§ Given task: Extract only the lines from the start of the entries below to the line with "from matplotlib.lines import Line2D", inclusive; omit every picture.

§ Code that draws figures:
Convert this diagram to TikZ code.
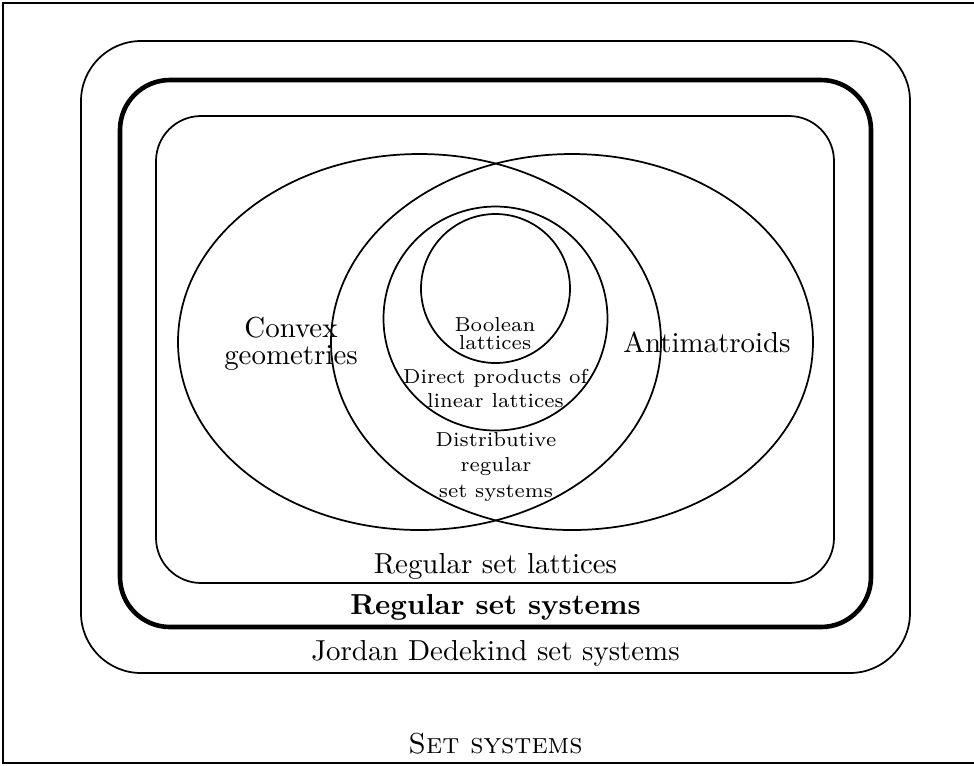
\documentclass[tikz,border=0pt]{standalone}
\begin{document}
\begin{tikzpicture}[x=0.346pt, y=-0.346pt, semithick,
  lbl/.style={align=center},
  small/.style={align=center, font=\scriptsize}]
\useasboundingbox (0,0) rectangle (974,765);
% frame, open on the right
\draw (974,3) -- (3,3) -- (3,763) -- (974,763);
% nested classes
\draw[rounded corners=20.8pt] (81,41) rectangle (910,673);
\draw[ultra thick, rounded corners=17.3pt] (120,80) rectangle (871,627);
\draw[rounded corners=15.6pt] (156,116) rectangle (834,583);
\draw (419.5,342) ellipse [x radius=241.5, y radius=188];
\draw (572,342) ellipse [x radius=241, y radius=188];
\draw (495.5,318.5) circle [radius=112];
\draw (495.5,288.5) circle [radius=74.5];
% labels
\node[lbl] (convex) at (291,344) {Convex\\[-2.7pt]geometries};
\node[lbl, anchor=base] (anti) at (707,352) {Antimatroids};
\node[small] (bool) at (495,334) {Boolean\\[-1.8pt]lattices};
\node[small] (direct) at (495.5,388.5) {Direct products of\\linear lattices};
\node[small] (distr) at (496,467) {Distributive\\[0.7pt]regular\\[0.7pt]set systems};
\node[lbl, anchor=base] (lattices) at (495.5,573) {Regular set lattices};
\node[lbl, anchor=base] (regular) at (495.5,614) {\textbf{Regular set systems}};
\node[lbl, anchor=base] (jordan) at (495.5,660) {Jordan Dedekind set systems};
\node[lbl, anchor=base] (setsys) at (495.5,753) {\textsc{Set systems}};
\end{tikzpicture}
\end{document}
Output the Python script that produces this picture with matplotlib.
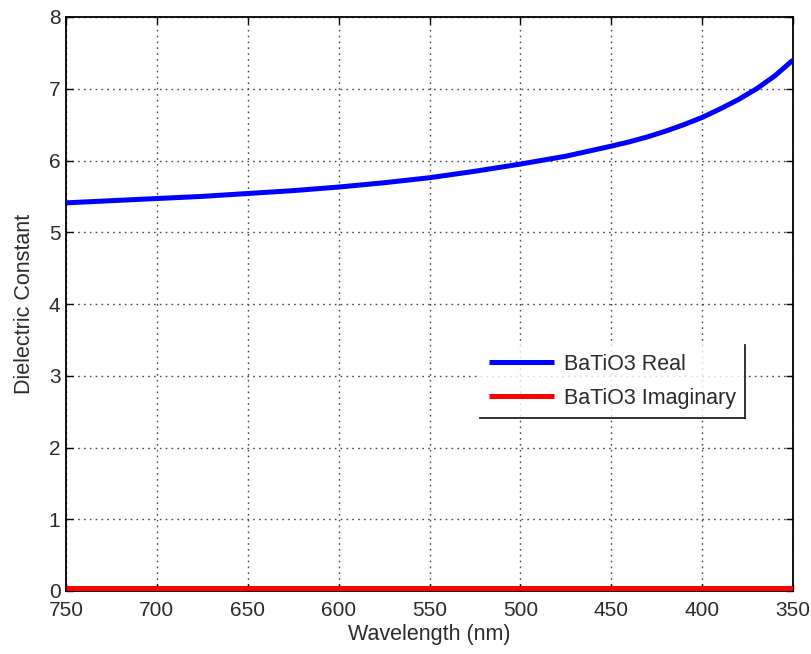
import matplotlib
matplotlib.use("Agg")
import matplotlib.pyplot as plt
from matplotlib.lines import Line2D

# Wavelength grid (nm) and BaTiO3 dielectric constant
wavelength = [750, 725, 700, 675, 650, 625, 600, 575, 550, 525, 500,
              475, 450, 440, 430, 420, 410, 400, 390, 380, 370, 360, 350]
eps_real = [5.41, 5.44, 5.47, 5.50, 5.54, 5.58, 5.63, 5.69, 5.76, 5.85,
            5.95, 6.06, 6.20, 6.26, 6.33, 6.41, 6.50, 6.60, 6.72, 6.85,
            7.00, 7.18, 7.40]
eps_imag = [0.04] * len(wavelength)

x_ticks = [750, 700, 650, 600, 550, 500, 450, 400, 350]
y_ticks = [0, 1, 2, 3, 4, 5, 6, 7, 8]

plt.rcParams['font.family'] = ['Liberation Sans', 'DejaVu Sans']
text_color = '#2b2b2b'

fig = plt.figure(figsize=(8.11, 6.54), dpi=100)
ax = fig.add_axes([66 / 811, 63 / 654, 727 / 811, 574 / 654])

ax.plot(wavelength, eps_real, color='#0000ff', lw=3.6, label='BaTiO3 Real',
        solid_capstyle='butt', solid_joinstyle='round', zorder=3)
ax.plot(wavelength, eps_imag, color='#ff0000', lw=3.6, label='BaTiO3 Imaginary',
        solid_capstyle='butt', zorder=3)

ax.set_xlim(750, 350)
ax.set_ylim(0, 8)
ax.set_xticks(x_ticks)
ax.set_yticks(y_ticks)
ax.tick_params(direction='in', length=5, width=1, top=True, right=True,
               labelsize=15, colors='black')
ax.tick_params(axis='x', pad=7)
ax.tick_params(axis='y', pad=4)
for lbl in ax.get_xticklabels() + ax.get_yticklabels():
    lbl.set_color(text_color)

ax.grid(True, color='#4a4a4a', linestyle=(0, (1.2, 3)), linewidth=1)
for sp in ax.spines.values():
    sp.set_linewidth(1.3)
    sp.set_color('black')

ax.set_xlabel('Wavelength (nm)', fontsize=15.5, color=text_color, labelpad=3)
ax.set_ylabel('Dielectric Constant', fontsize=15.5, color=text_color, labelpad=10)

leg = ax.legend(loc='upper left', bbox_to_anchor=(0.5695, 0.4286),
                fontsize=15.5, handlelength=3.0, handletextpad=0.5,
                borderaxespad=0, borderpad=0.42, labelspacing=0.6,
                frameon=True, fancybox=False)
leg.get_frame().set_edgecolor('none')
leg.get_frame().set_facecolor('white')
for h in leg.get_lines():
    h.set_linewidth(3.6)
for t in leg.get_texts():
    t.set_color(text_color)

# Draw only the right and bottom edges of the legend box
fig.canvas.draw()
bb = leg.get_window_extent().transformed(fig.transFigure.inverted())
fig.add_artist(Line2D([bb.x0, bb.x1], [bb.y0, bb.y0], color='#222222', lw=1.3,
                      transform=fig.transFigure))
fig.add_artist(Line2D([bb.x1, bb.x1], [bb.y0, bb.y1], color='#222222', lw=1.3,
                      transform=fig.transFigure))

fig.savefig('out.png', dpi=100)
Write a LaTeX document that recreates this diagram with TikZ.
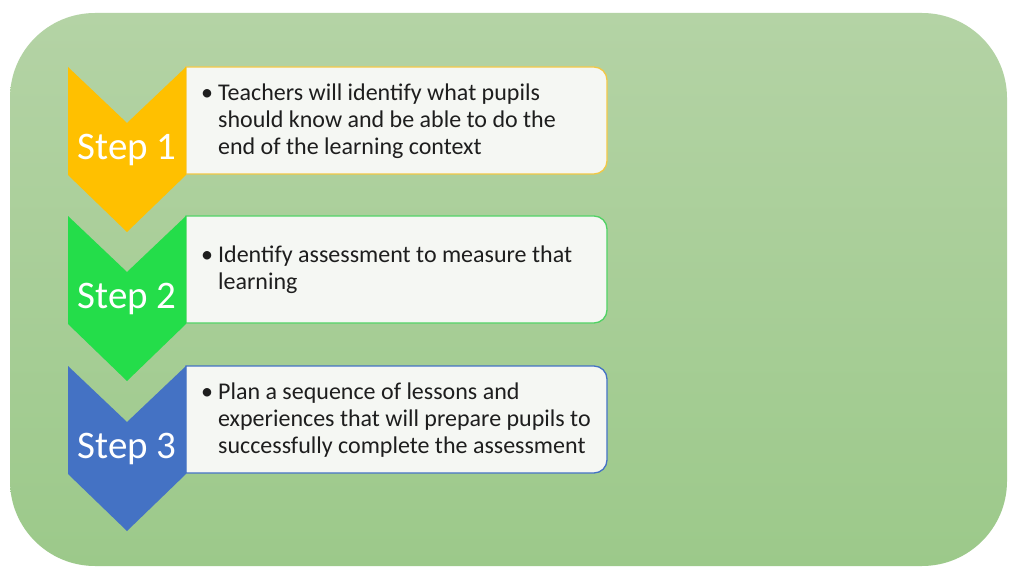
\documentclass[tikz,border=0pt]{standalone}
\usepackage{fontspec}
\setmainfont{Carlito}
\usetikzlibrary{calc}
\definecolor{bgtop}{RGB}{180,211,165}
\definecolor{bgbot}{RGB}{156,201,138}
\definecolor{cyel}{RGB}{255,192,0}
\definecolor{cgrn}{RGB}{36,221,74}
\definecolor{cblu}{RGB}{68,114,196}
\definecolor{byel}{RGB}{242,200,70}
\definecolor{bgrn}{RGB}{80,210,100}
\definecolor{bblu}{RGB}{68,114,196}
\definecolor{boxfill}{RGB}{245,247,243}
\definecolor{txt}{RGB}{30,30,30}
\tikzset{
  steplabel/.style={text=white,inner sep=0pt,font=\fontsize{39}{44}\selectfont},
  bodytext/.style={text=txt,inner sep=0pt,anchor=west,font=\fontsize{24}{26.7}\selectfont},
  boxline/.style={line width=1.3pt,fill=boxfill},
}
\newcommand{\stepchev}[4]{% #1 top y, #2 colour, #3 name, #4 label
  \fill[#2] (68,#1) -- (127,#1-56) -- (186,#1) -- (186,#1-108) -- (127,#1-165) -- (68,#1-108) -- cycle;
  \node[steplabel] (#3) at (127,#1-83) {#4};
}
\newcommand{\stepbox}[2]{% #1 top y, #2 colour
  \draw[boxline,draw=#2] (186,#1) -- (594,#1) arc(90:0:13) -- (607,#1-94) arc(0:-90:13) -- (186,#1-107) -- cycle;
}
\begin{document}
\begin{tikzpicture}[x=1pt,y=1pt]
\useasboundingbox (0,0) rectangle (1024,576);
\fill[white] (0,0) rectangle (1024,576);
\shade[top color=bgtop,bottom color=bgbot,rounded corners=85pt] (10,10) rectangle (1007,563);
% boxes
\stepbox{509}{byel}
\stepbox{360}{bgrn}
\stepbox{210}{bblu}
% chevrons
\stepchev{509}{cyel}{s1}{Step 1}
\stepchev{360}{cgrn}{s2}{Step 2}
\stepchev{210}{cblu}{s3}{Step 3}
% texts
\node[bodytext] (t1) at (201,509-55) {\begin{tabular}{@{}l@{\hspace{5pt}}l@{}}•&Teachers will identify what pupils\\&should know and be able to do the\\&end of the learning context\end{tabular}};
\node[bodytext] (t2) at (201,360-55) {\begin{tabular}{@{}l@{\hspace{5pt}}l@{}}•&Identify assessment to measure that\\&learning\end{tabular}};
\node[bodytext] (t3) at (201,210-55) {\begin{tabular}{@{}l@{\hspace{5pt}}l@{}}•&Plan a sequence of lessons and\\&experiences that will prepare pupils to\\&successfully complete the assessment\end{tabular}};
\end{tikzpicture}
\end{document}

§ Response below:
Convert this diagram to TikZ code.
\documentclass[tikz,border=0pt]{standalone}
\begin{document}
\begin{tikzpicture}[x=0.346pt, y=-0.346pt, semithick,
  lbl/.style={align=center},
  small/.style={align=center, font=\scriptsize}]
\useasboundingbox (0,0) rectangle (974,765);
% frame, open on the right
\draw (974,3) -- (3,3) -- (3,763) -- (974,763);
% nested classes
\draw[rounded corners=20.8pt] (81,41) rectangle (910,673);
\draw[ultra thick, rounded corners=17.3pt] (120,80) rectangle (871,627);
\draw[rounded corners=15.6pt] (156,116) rectangle (834,583);
\draw (419.5,342) ellipse [x radius=241.5, y radius=188];
\draw (572,342) ellipse [x radius=241, y radius=188];
\draw (495.5,318.5) circle [radius=112];
\draw (495.5,288.5) circle [radius=74.5];
% labels
\node[lbl] (convex) at (291,344) {Convex\\[-2.7pt]geometries};
\node[lbl, anchor=base] (anti) at (707,352) {Antimatroids};
\node[small] (bool) at (495,334) {Boolean\\[-1.8pt]lattices};
\node[small] (direct) at (495.5,388.5) {Direct products of\\linear lattices};
\node[small] (distr) at (496,467) {Distributive\\[0.7pt]regular\\[0.7pt]set systems};
\node[lbl, anchor=base] (lattices) at (495.5,573) {Regular set lattices};
\node[lbl, anchor=base] (regular) at (495.5,614) {\textbf{Regular set systems}};
\node[lbl, anchor=base] (jordan) at (495.5,660) {Jordan Dedekind set systems};
\node[lbl, anchor=base] (setsys) at (495.5,753) {\textsc{Set systems}};
\end{tikzpicture}
\end{document}
Output the Python script that produces this picture with matplotlib.
import matplotlib
matplotlib.use("Agg")
import matplotlib.pyplot as plt
from matplotlib.lines import Line2D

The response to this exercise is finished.